Have you heard the good news? We’re in the midst of a Western revival in menswear. That’s right, the cowboy look is back, and I for one am ready to take to the rooftops and let loose a hardy ‘yeehaw!’ (Just how that will play in central Edinburgh remains to be seen). I’m always happy these days to see a pair of cowboy boots or a Stetson Open Road cross on my Instagram feed, and doubly so for a good kerchief or a cheeky bit of fringe. (If your own feed is in need of some rodeo flair, check out folks like @1lrg, @wayne97677, @mori.nl, and @corymahlke.)
All of which is to say, if you’re at all cowboy curious, now is a great time to dive into the world of ranchwear. And there’s no better place to start than with a Western shirt.
It’s a garment that was born in the nineteenth century from settlers moving into America’s western territories. Given the comparative isolation and sparseness of western outposts, textiles like cotton or wool were often hard to come by. So settlers took inspiration from Native American populations in the region and opted for simple pullover shirts made of animal skins. But leading up to the turn of the twentieth century, as railways began to stretch across the U.S., readier access to a variety of textiles allowed for the development of the type of shirt that’s more familiar to a modern eye.
These would feature identifying traits like longer tail lengths to avoid untucking while on horseback and pointed yolks across the back and chest for added support and durability. The now-standard snap buttons were first introduced in the 1940s by Rockmount Ranch Wear founder, Jack A. Weil, to improve functionality for cowboys and rodeo riders in case their cuffs got snagged.
Western wear has long been the stuff of myth in America and beyond. Buffalo Bill Cody’s travelling Wild West show sparked the first wave of cultural interest back in 1883, but it was the early- and mid-twentieth century that took a collective obsession with all things Western to new heights. With the rise of popular culture came an attendant craze for country music and the countless cowboys that graced big and small screens alike.

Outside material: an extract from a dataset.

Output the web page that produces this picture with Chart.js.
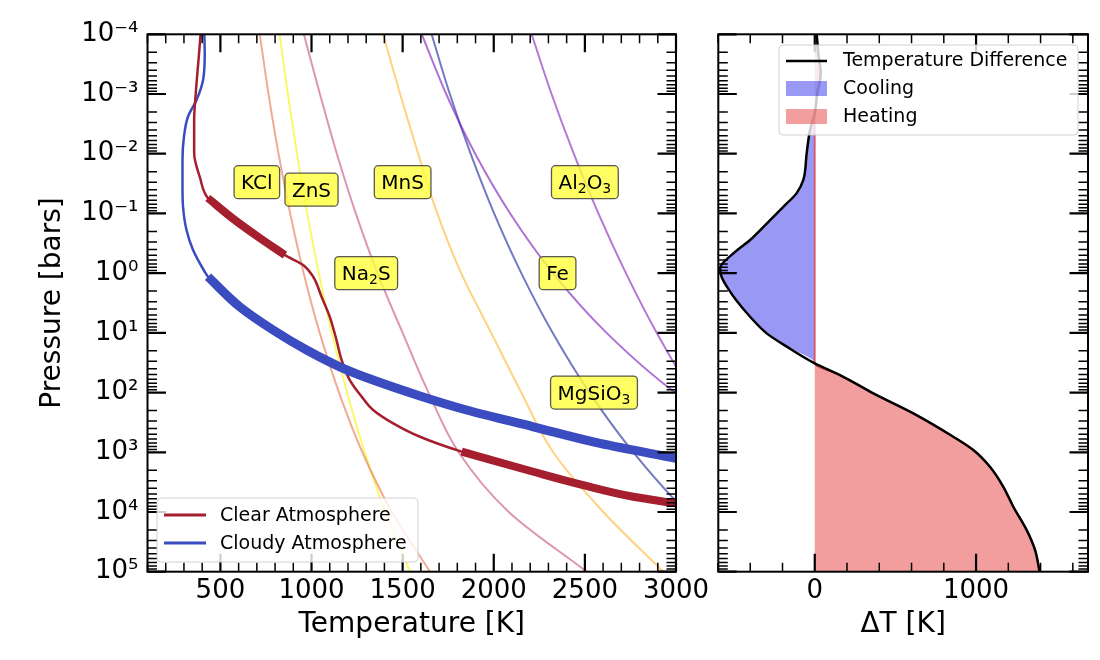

This twentieth-century craze for all things ranch-related is what added some glitz to the Western shirt. The eye-catching embroidery and piping that colours the shirts of many a modern cowboy first drew inspiration from the elaborate decorations of Mexican vaquero wear and the battle shirts of Confederate soldiers. But, thanks to a keen and ever-growing audience, this soon evolved into a costume that would help make rodeo and subsequently rhinestone cowboys more easily identifiable.
In this sense, despite its very specific cultural and geographical associations, the Western shirt has essentially always been a multicultural garment. And it’s one that has certainly enjoyed a diverse following in its history. Perhaps its first international home was post-WWII Japan, a country whose celebrated embrace of vintage Americana thrives to this day. After America’s own Western pop cultural heyday, cowboy shirts enjoyed something of a revival among the country’s teenagers in the 1970s and 2000s, and tops with pointed yokes and pearl snap buttons are perennial must-haves in women’s fashion. They have also become the signatures of people as varied as fashion designer Ralph Lauren, venture capitalist Chris Sacca, and British rocker Chris Turpin.
So, don’t hold back if you’re keen on a spot of cowboy cosplay. Get yourself a Western shirt today.